--- TASK STATEMENT ---
Print only the lines from the top of the data through the line with "import plotly.graph_objects as go", both included, skipping every picture.

--- RECORDS SUPPLIED ---

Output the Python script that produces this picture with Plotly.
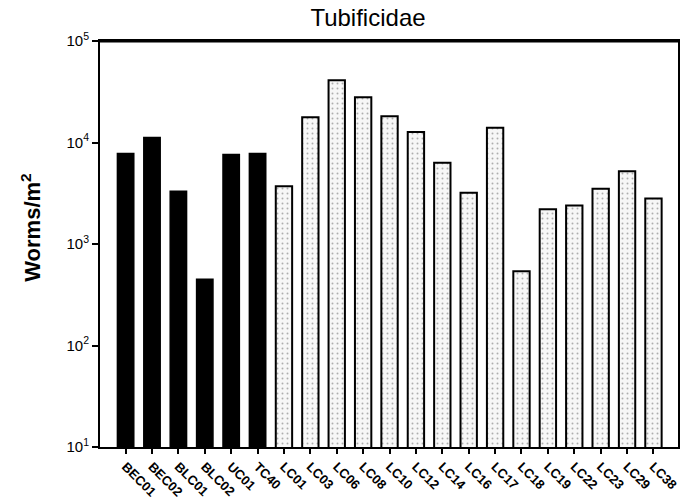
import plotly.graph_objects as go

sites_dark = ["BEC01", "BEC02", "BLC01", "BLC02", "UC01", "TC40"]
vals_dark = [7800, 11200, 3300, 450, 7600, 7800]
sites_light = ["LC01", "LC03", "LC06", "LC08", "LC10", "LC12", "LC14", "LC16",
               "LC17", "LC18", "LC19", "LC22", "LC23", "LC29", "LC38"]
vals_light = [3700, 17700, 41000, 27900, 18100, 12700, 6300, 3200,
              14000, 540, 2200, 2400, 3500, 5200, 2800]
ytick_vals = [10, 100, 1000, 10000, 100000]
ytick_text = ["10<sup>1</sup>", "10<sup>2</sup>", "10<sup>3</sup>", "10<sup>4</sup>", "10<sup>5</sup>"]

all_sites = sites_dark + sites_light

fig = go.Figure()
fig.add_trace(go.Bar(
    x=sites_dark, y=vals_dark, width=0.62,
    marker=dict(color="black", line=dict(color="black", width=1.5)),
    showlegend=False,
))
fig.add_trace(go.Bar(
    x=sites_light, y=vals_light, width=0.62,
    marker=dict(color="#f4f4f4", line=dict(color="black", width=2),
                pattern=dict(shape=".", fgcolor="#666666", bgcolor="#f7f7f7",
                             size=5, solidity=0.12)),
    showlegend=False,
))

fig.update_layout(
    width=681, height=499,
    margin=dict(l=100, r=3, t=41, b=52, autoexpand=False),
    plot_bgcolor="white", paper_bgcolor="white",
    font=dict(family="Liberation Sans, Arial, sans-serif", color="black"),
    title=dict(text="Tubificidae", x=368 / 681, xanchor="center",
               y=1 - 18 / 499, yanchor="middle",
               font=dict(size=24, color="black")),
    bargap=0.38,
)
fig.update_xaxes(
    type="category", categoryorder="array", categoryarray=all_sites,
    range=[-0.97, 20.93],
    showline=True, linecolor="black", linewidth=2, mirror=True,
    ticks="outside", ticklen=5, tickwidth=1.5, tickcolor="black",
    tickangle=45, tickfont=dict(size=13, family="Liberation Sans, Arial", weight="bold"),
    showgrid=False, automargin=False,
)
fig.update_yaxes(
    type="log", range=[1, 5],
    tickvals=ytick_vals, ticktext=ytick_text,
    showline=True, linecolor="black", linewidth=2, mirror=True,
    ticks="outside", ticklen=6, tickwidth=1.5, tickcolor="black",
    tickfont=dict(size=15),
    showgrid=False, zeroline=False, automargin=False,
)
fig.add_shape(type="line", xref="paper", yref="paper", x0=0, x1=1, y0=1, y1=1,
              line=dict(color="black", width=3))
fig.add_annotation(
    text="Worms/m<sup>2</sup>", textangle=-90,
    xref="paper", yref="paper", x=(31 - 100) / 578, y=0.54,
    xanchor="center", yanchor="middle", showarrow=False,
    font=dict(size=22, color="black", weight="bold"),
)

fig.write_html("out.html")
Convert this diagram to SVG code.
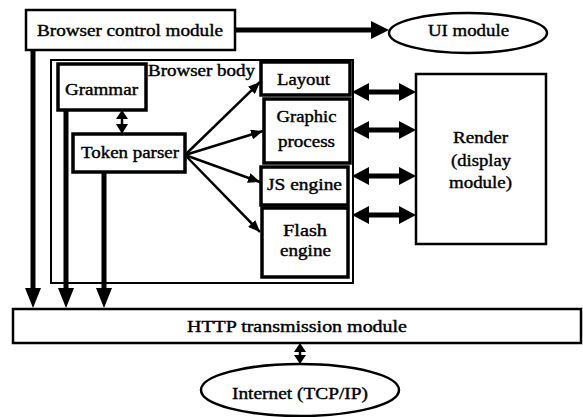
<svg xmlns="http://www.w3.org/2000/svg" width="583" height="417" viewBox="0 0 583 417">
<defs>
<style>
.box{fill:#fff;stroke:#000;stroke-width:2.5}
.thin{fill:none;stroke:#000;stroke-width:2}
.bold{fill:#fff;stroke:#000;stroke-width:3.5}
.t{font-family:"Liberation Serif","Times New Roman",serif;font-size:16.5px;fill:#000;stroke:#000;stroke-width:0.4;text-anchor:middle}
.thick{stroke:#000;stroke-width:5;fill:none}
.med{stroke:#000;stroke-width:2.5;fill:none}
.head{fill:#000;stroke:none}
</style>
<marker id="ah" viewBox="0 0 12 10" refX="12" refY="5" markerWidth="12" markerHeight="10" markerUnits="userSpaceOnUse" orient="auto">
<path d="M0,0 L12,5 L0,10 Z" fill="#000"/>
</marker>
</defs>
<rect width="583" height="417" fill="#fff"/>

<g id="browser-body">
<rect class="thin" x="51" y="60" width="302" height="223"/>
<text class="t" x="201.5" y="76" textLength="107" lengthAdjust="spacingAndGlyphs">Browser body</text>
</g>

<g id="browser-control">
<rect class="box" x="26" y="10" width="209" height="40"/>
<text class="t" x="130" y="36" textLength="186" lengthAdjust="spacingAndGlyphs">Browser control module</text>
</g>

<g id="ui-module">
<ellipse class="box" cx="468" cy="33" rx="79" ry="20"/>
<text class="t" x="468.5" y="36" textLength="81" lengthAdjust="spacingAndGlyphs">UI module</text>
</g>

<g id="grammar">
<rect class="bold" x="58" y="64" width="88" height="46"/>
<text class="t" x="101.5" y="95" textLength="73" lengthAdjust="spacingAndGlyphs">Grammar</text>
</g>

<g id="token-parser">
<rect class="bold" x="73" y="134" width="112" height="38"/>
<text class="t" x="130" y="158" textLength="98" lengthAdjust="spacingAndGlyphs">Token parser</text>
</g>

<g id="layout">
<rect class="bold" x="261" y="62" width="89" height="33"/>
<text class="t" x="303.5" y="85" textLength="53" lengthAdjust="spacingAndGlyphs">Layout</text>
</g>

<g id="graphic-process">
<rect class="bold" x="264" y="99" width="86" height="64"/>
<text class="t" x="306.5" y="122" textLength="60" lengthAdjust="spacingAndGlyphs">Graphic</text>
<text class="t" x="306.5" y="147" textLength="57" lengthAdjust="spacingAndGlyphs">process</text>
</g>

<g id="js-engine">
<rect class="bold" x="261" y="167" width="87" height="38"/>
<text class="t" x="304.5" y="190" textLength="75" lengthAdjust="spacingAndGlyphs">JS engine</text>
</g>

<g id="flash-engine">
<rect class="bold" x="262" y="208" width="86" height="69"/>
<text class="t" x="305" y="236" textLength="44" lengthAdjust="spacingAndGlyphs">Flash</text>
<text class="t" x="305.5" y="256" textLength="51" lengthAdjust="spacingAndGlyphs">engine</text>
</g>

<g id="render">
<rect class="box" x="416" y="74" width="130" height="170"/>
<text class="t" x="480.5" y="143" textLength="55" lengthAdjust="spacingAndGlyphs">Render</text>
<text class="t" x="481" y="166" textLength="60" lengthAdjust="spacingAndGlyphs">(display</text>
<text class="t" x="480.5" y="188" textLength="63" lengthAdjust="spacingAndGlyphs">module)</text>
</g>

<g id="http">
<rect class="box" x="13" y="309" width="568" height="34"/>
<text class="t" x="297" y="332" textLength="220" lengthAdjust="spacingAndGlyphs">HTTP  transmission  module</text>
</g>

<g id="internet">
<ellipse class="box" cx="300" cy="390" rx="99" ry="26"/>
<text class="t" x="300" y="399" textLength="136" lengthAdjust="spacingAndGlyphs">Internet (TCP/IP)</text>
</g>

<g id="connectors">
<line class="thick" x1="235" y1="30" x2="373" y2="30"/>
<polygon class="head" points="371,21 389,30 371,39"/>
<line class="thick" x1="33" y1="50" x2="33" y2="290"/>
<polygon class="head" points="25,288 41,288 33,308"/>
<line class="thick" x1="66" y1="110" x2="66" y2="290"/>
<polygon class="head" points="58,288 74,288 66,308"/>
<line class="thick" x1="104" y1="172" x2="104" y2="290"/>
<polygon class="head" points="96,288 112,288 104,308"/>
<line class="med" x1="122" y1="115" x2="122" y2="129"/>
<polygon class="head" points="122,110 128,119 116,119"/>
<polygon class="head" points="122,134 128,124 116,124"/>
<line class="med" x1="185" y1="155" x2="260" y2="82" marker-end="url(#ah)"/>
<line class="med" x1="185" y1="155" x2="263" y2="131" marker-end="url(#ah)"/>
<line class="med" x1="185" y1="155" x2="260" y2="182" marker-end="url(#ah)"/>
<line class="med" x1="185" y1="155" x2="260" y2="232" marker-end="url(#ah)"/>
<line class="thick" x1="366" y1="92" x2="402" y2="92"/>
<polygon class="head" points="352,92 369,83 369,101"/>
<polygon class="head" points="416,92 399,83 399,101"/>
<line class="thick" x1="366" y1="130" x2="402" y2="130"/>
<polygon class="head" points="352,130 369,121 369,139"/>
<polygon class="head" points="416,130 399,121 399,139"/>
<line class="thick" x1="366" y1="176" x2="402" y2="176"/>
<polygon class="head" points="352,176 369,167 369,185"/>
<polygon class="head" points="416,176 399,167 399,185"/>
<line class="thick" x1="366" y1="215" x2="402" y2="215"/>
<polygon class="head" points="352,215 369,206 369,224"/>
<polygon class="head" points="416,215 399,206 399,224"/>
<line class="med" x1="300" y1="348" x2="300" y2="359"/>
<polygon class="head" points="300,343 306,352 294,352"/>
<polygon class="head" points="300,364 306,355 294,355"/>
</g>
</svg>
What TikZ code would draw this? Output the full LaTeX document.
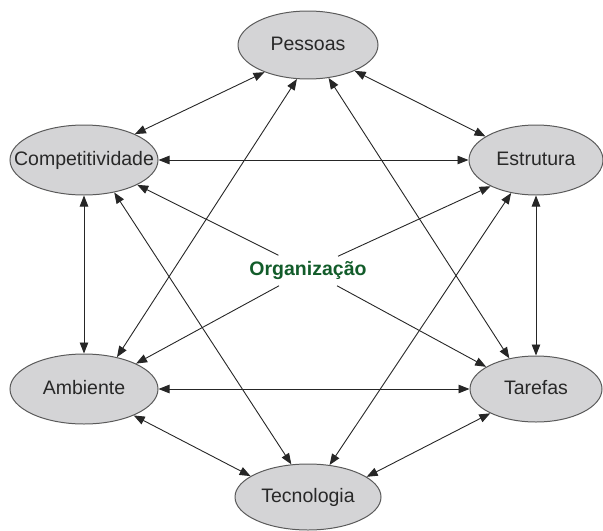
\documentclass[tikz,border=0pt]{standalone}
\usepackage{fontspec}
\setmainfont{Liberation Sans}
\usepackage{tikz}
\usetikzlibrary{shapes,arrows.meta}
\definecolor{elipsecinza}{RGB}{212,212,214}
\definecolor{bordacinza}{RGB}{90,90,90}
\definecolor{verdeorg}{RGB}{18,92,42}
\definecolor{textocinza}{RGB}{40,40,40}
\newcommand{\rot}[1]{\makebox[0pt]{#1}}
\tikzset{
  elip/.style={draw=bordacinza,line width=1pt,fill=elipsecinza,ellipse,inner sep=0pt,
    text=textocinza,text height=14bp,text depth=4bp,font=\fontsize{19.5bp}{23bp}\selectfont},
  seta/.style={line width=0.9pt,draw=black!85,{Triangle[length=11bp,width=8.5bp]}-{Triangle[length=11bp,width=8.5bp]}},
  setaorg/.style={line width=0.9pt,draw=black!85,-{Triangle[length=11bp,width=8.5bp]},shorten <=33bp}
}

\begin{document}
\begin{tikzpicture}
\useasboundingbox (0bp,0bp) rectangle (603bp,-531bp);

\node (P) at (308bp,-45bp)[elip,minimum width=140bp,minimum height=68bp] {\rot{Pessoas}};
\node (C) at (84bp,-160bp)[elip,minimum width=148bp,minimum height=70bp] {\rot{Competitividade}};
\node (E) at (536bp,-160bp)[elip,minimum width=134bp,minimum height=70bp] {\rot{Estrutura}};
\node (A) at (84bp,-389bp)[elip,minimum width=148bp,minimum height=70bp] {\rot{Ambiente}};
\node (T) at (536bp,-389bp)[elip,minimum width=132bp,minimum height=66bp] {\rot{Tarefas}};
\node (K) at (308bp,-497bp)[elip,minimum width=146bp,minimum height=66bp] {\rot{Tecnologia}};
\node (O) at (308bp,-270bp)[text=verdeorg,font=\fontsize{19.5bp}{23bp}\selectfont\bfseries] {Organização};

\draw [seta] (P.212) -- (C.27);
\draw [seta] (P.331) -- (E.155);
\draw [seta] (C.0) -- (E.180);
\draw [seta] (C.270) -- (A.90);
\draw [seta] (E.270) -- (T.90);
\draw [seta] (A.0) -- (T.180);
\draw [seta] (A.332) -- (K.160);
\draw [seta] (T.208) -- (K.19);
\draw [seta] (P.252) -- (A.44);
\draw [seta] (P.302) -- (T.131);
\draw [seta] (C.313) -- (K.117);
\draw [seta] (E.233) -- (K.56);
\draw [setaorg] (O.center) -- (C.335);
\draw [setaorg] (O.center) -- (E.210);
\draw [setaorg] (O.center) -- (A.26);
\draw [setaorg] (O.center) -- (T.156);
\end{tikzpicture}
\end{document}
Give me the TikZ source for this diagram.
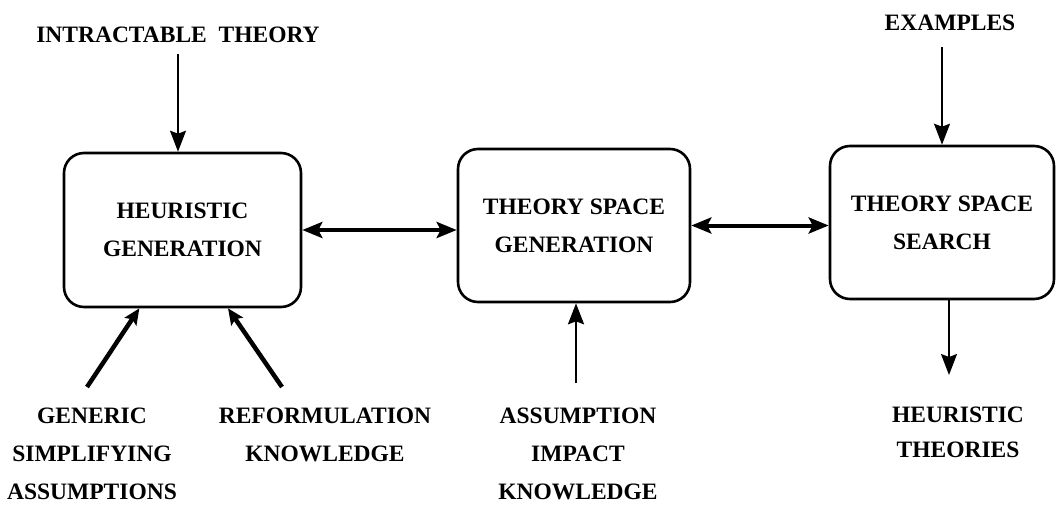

--- EXERCISE SOLUTION ---
Output the Python script that produces this picture with Plotly.
import plotly.graph_objects as go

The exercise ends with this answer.